Regardless of whether or not Snyder understood the story, it's not clear that the story was that dynamic that it would have benefited from a higher talent "understanding" it. I still think the script is subpar. I think if it weren't for Snyder elevating this weak script with good casting, acting, visuals, use of sound, sense of epicness, et cetera this movie might have scored 25% on RT, like Green Lantern did where the direction was as bad as the screenplay. If you go back to the reviews, nearly everything people liked about MoS is independent of the script, the only exception were that Clark's last words to Pa Kent before his death were "you're not my real dad".
I read your posts as suggesting that if Snyder was better at storytelling he would have better understood the strength in Goyer's script and polished it better. I'm more inclined to think that if Snyder was better at storytelling he would have lobbied for a page-one rewrite, assuming that he was allowed to do so.
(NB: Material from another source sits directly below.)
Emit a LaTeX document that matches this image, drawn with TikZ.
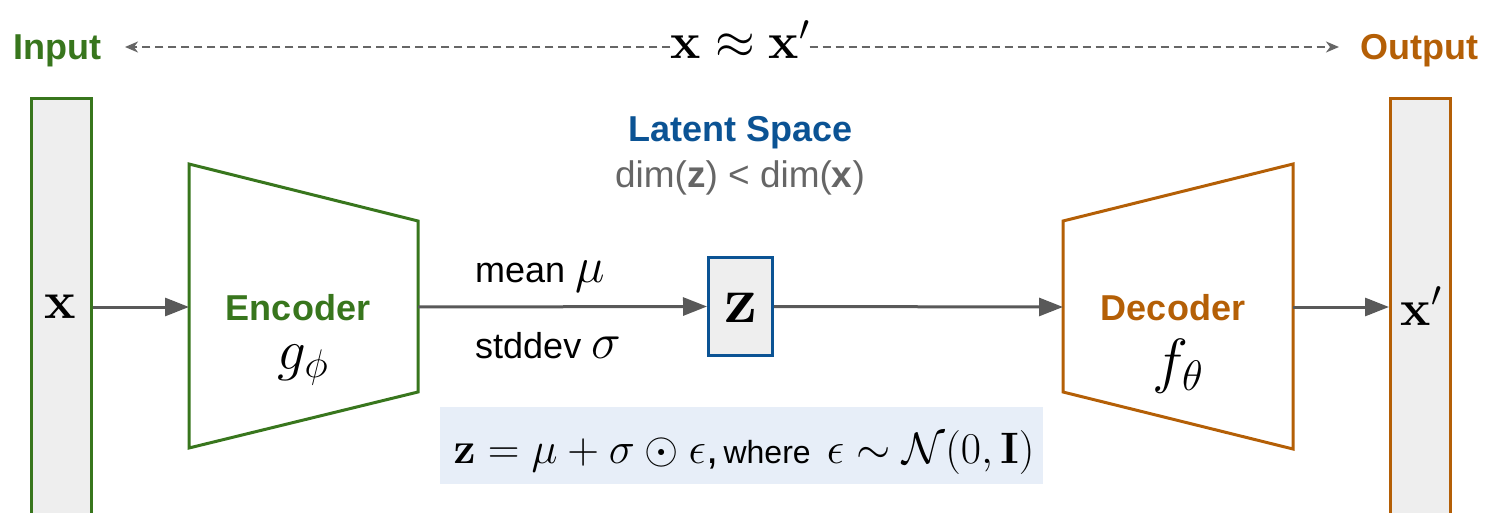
\documentclass[tikz,border=0pt]{standalone}
\usepackage{fix-cm}
\usepackage[no-math]{fontspec}
\setmainfont{Liberation Sans}
\usetikzlibrary{arrows.meta}
\definecolor{encgreen}{HTML}{38761D}
\definecolor{decorange}{HTML}{B45F06}
\definecolor{latblue}{HTML}{0B5394}
\definecolor{arrgray}{HTML}{595959}
\definecolor{txtgray}{HTML}{666666}
\definecolor{barfill}{HTML}{EEEEEE}
\definecolor{eqfill}{HTML}{E7EEF8}
\newcommand{\fsz}[1]{\fontsize{#1}{#1}\selectfont}
\tikzset{
  bar/.style={fill=barfill, line width=3pt, minimum width=60pt, minimum height=431pt, inner sep=0pt},
  arr/.style={draw=arrgray, line width=3pt, -{Triangle[length=24pt,width=18pt]}},
  dasharr/.style={draw=txtgray, line width=2pt, dash pattern=on 8pt off 5pt, -{Stealth[length=13pt,width=11pt,inset=4pt]}},
  lbl/.style={inner sep=0pt, anchor=base},
  coder/.style={line width=3pt, line join=miter}
}
\begin{document}
\begin{tikzpicture}[x=1pt,y=-1pt]
\path[use as bounding box] (0,0) rectangle (1485,513);
\clip (0,0) rectangle (1485,513);

% top row
\node[lbl, text=encgreen] (inlab) at (57,60) {\fsz{36}\bfseries Input};
\node[lbl, text=decorange] (outlab) at (1419,60) {\fsz{36}\bfseries Output};
\node[lbl] (xeq) at (740,59) {\fsz{51}$\mathbf{x}\approx\mathbf{x}'$};
\coordinate (dl) at (125,47);
\coordinate (dr) at (1339,47);
\draw[dasharr] (xeq.west |- dl) -- (dl);
\draw[dasharr] (xeq.east |- dr) -- (dr);

% bars
\node[bar, draw=encgreen] (inbar) at (61,314.5) {};
\node[bar, draw=decorange] (outbar) at (1420.5,314.5) {};
\node[lbl] (xin) at (60,318) {\fsz{53}$\mathbf{x}$};
\node[lbl] (xout) at (1421,325) {\fsz{51}$\mathbf{x}'$};

% encoder
\coordinate (encW) at (189,307);
\coordinate (encE) at (418,307);
\draw[coder, draw=encgreen] (189,164) -- (418,221) -- (418,392) -- (189,448) -- cycle;
\node[lbl, text=encgreen] (enclab) at (298,320) {\fsz{36}\bfseries Encoder};
\node[lbl] (gphi) at (303,369) {\fsz{57}$g_\phi$};

% decoder
\coordinate (decW) at (1063,307);
\coordinate (decE) at (1293,307);
\draw[coder, draw=decorange] (1063,221) -- (1293,164) -- (1293,449) -- (1063,392) -- cycle;
\node[lbl, text=decorange] (declab) at (1173,320) {\fsz{36}\bfseries Decoder};
\node[lbl] (ftheta) at (1178,381) {\fsz{61}$f_\theta$};

% latent
\node[draw=latblue, fill=barfill, line width=3pt, minimum width=64pt, minimum height=98pt, inner sep=0pt] (zbox) at (740.5,306.5) {};
\node[lbl] (zlab) at (741,322) {\fsz{66}$\mathbf{z}$};
\node[lbl, text=latblue] (latent) at (741,142) {\fsz{36}\bfseries Latent Space};
\node[lbl, text=txtgray] (dim) at (740,188) {\fsz{37}dim(\textbf{z}) < dim(\textbf{x})};
\node[inner sep=0pt, anchor=base west] (mean) at (475,282) {\fsz{36}mean \fsz{50}$\mu$};
\node[inner sep=0pt, anchor=base west] (std) at (475,358) {\fsz{36}stddev \fsz{50}$\sigma$};

% connectors
\draw[arr] (inbar.east |- encW) -- (encW);
\draw[arr] (encE) -- (zbox.west);
\draw[arr] (zbox.east) -- (decW);
\draw[arr] (decE) -- (outbar.west |- decE);

% formula
\node[fill=eqfill, minimum width=603pt, minimum height=77pt, inner sep=0pt] (eqbox) at (741.5,445.5) {};
\node[lbl] (eq) at (744,463) {\fsz{44}$\mathbf{z}=\mu+\sigma\odot\epsilon$,\fsz{32}\,where\hspace{16pt}\fsz{44}$\epsilon\sim\mathcal{N}(0,\mathbf{I})$};
\end{tikzpicture}
\end{document}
The story we saw on screen is one where Clark never speaks in sentences longer than 4 or 5 words and barely says much at all, one where he's mostly reacting to what other people are doing/saying rather than being the source of agency himself. It's one where Jor-El tasks Clark with the mission of bringing back Krypton one day, but Clark ends up frying all the innocent embryos with heat vision. The whole codex plot point really doesn't make much sense at all, quite frankly, it's a less functional McGuffin than even the one in GoTG or in TDKR, and that's on Goyer.